It is summer, and the classrooms and halls of the Cleveland Institute of Art's Gund Building in University Circle resemble a ghost town. A guard is sniffling with allergies at the front desk, and the downstairs maze of design labs, classrooms, offices and studios is eerily quiet with most remnants of creativity and academia tidily stowed away until next term. Then there's Daniel Cuffaro, working in his unmistakably scholastic office environs, with no summer vacation.
Redesigning the Program
Cuffaro is a native Clevelander who graduated from CIA in 1991, though he spent nearly his entire career in Boston, working as a product development consultant for Arthur D. Little and Altitude, Inc., among others. He is an award-winning designer, who, perhaps guided by his own relentless pursuit of design perfection, found himself increasingly frustrated with recent design graduates. He struggled to find capable, fresh designers. It was disheartening – especially in a city home to the likes of MIT.

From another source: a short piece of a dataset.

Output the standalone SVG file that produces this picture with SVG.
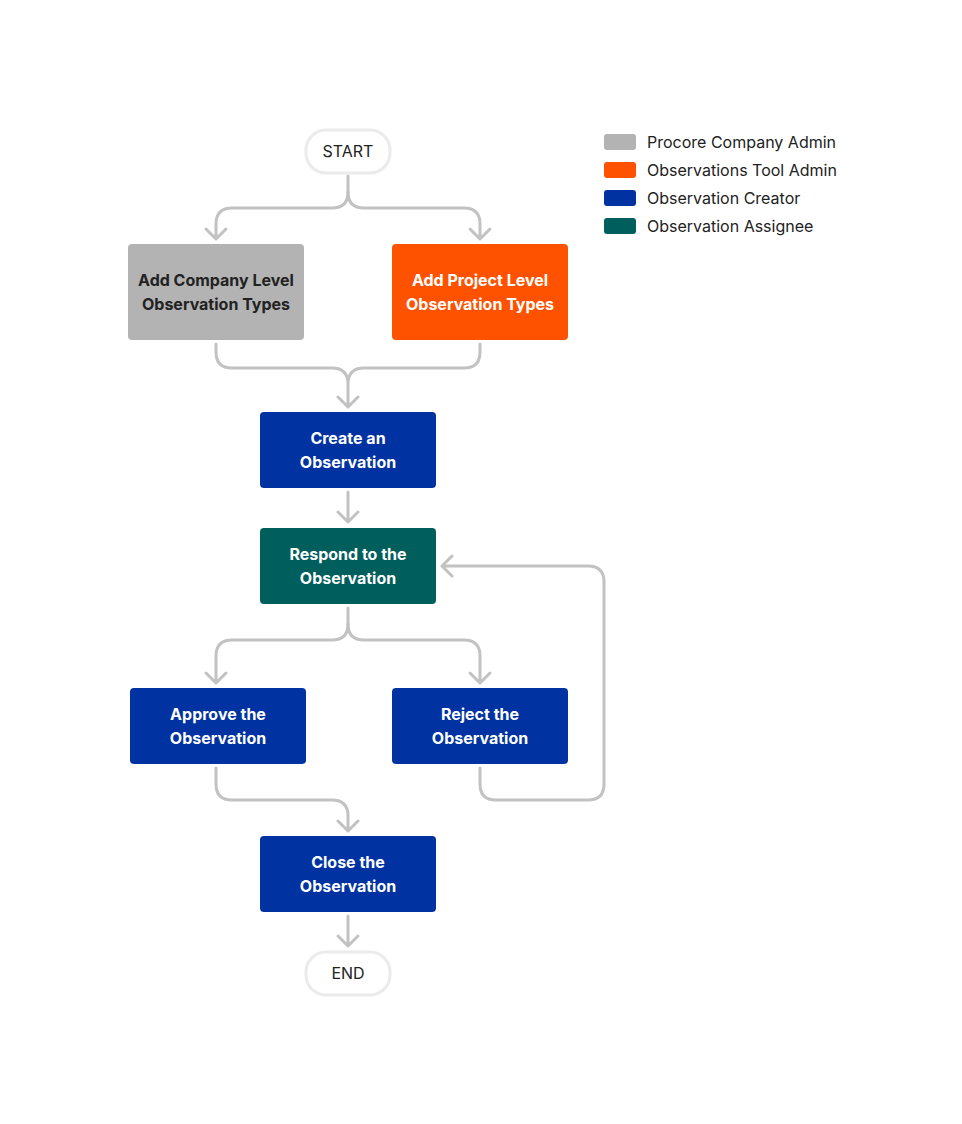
<svg xmlns="http://www.w3.org/2000/svg" width="962" height="1124" viewBox="0 0 962 1124">
<style>
.c{fill:none;stroke:#c2c2c2;stroke-width:3;stroke-linecap:round;stroke-linejoin:round}
.t{font-family:Inter,"Liberation Sans",sans-serif;font-size:16px;font-weight:700;text-anchor:middle}
.w{fill:#fff}.k{fill:#222}
.p{fill:#fff;stroke:#ebebeb;stroke-width:3}
.pt{font-family:Inter,"Liberation Sans",sans-serif;font-size:16px;fill:#222;text-anchor:middle}
.l{font-family:Inter,"Liberation Sans",sans-serif;font-size:16px;fill:#222}
</style>
<rect width="962" height="1124" fill="#fff"/>
<g id="connectors" class="c">
<path d="M348 176V192Q348 208 332 208H232Q216 208 216 224V238M206 229L216 239L226 229"/>
<path d="M348 192Q348 208 364 208H464Q480 208 480 224V238M470 229L480 239L490 229"/>
<path d="M216 344V352Q216 368 232 368H332Q348 368 348 384V407M480 344V352Q480 368 464 368H364Q348 368 348 384M338 397L348 407L358 397"/>
<path d="M348 492V522M338 512L348 522L358 512"/>
<path d="M348 608V624Q348 640 332 640H232Q216 640 216 656V682M206 673L216 683L226 673"/>
<path d="M348 624Q348 640 364 640H464Q480 640 480 656V682M470 673L480 683L490 673"/>
<path d="M216 768V784Q216 800 232 800H332Q348 800 348 816V830M338 821L348 831L358 821"/>
<path d="M480 768V784Q480 800 496 800H588Q604 800 604 784V582Q604 566 588 566H442M452 556L442 566L452 576"/>
<path d="M348 916V946M338 936L348 946L358 936"/>
</g>
<g id="start"><rect class="p" x="306" y="130" width="84" height="43" rx="20"/><text class="pt" x="348" y="157">START</text></g>
<g id="company"><rect x="128" y="244" width="176" height="96" rx="4" fill="#b3b3b3"/><text class="t k" x="216" y="286">Add Company Level</text><text class="t k" x="216" y="310">Observation Types</text></g>
<g id="project"><rect x="392" y="244" width="176" height="96" rx="4" fill="#ff5200"/><text class="t w" x="480" y="286">Add Project Level</text><text class="t w" x="480" y="310">Observation Types</text></g>
<g id="create"><rect x="260" y="412" width="176" height="76" rx="4" fill="#0033a1"/><text class="t w" x="348" y="444">Create an</text><text class="t w" x="348" y="468">Observation</text></g>
<g id="respond"><rect x="260" y="528" width="176" height="76" rx="4" fill="#005e5d"/><text class="t w" x="348" y="560">Respond to the</text><text class="t w" x="348" y="584">Observation</text></g>
<g id="approve"><rect x="130" y="688" width="176" height="76" rx="4" fill="#0033a1"/><text class="t w" x="218" y="720">Approve the</text><text class="t w" x="218" y="744">Observation</text></g>
<g id="reject"><rect x="392" y="688" width="176" height="76" rx="4" fill="#0033a1"/><text class="t w" x="480" y="720">Reject the</text><text class="t w" x="480" y="744">Observation</text></g>
<g id="close"><rect x="260" y="836" width="176" height="76" rx="4" fill="#0033a1"/><text class="t w" x="348" y="868">Close the</text><text class="t w" x="348" y="892">Observation</text></g>
<g id="end"><rect class="p" x="306" y="952" width="84" height="43" rx="20"/><text class="pt" x="348" y="979">END</text></g>
<g id="legend">
<rect x="604" y="134" width="32" height="16" rx="3" fill="#b3b3b3"/><text class="l" x="647" y="148">Procore Company Admin</text>
<rect x="604" y="162" width="32" height="16" rx="3" fill="#ff5200"/><text class="l" x="647" y="176">Observations Tool Admin</text>
<rect x="604" y="190" width="32" height="16" rx="3" fill="#0033a1"/><text class="l" x="647" y="204">Observation Creator</text>
<rect x="604" y="218" width="32" height="16" rx="3" fill="#005e5d"/><text class="l" x="647" y="232">Observation Assignee</text>
</g>
</svg>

Before moving to Boston, he had worked as an adjunct professor at CIA, putting him firmly on the school's administrative radar. He's been in and out of the school's classrooms for nearly two decades.
When an opening to lead the industrial design department emerged, Cuffaro's phone started ringing. By 2003, he was living in Cleveland's West Side, embarking on a substantial design project: redesigning the ID program at CIA.
"I felt like Boston was figured out – a financial city, a city founded on academia – but Cleveland lacked identity and direction," says the slender, soft-spoken Cuffaro, clad in jeans and a white button-down shirt. "I saw coming back and taking this position as an opportunity to put my money where my mouth is, in terms of training good designers, and my belief that design could make a difference in Northeast Ohio." His goal was to bring industry best practices into the classroom.
"The design model was broken; it didn't meet the demands of top firms," says Cuffaro, sitting upright in his small office, surrounded by relics of design. "The old model placed all the emphasis on technical skills: if you could draw, you were a good designer. That's like saying neat handwriting makes for good writing."
Outside the classroom, as a design professional, Cuffaro and his peers spent more time researching than drawing. Hours were devoted to meaningful examination that brought about ideas to solve a real problem, address a need or fulfill a want. He was at CIA to fulfill a need.

Playing it Loose
"Today, it's not about sitting and waiting for good ideas to come to you," says Cuffaro (pictured), whose titles are Design Environment Chair, Department Head of Industrial Design and Anne Fluckey Lindseth Professor of Industrial Design. "It's about creating constructs that yield good ideas." Cuffaro revised the book at CIA, using existing resources and packaging the ID program into a three-year experience. He made it cumulative, each course building on the prior, rather than disparate individual courses.
His model for generating ideas is sound: look at problems from somebody else's point of view; look at a problem through the lens of a brand; begin with simple manufacturing, then advance to more complex manufacturing; recognize that complex manufacturing requires complex communication to convey it outside your sphere. Easier said than done.
CIA students spend four years earning a BFA, with one year of foundation and three years in a major. Within the design department, there is interior design, industrial design and communication design. The industrial design course of study includes product design, where students create everything from consumer products to medical products to toys to furniture to sports equipment to industrial machines. The other industrial design avenue is transportation design. "We try to be loose enough in the curriculum, where we can tailor to a student's interests."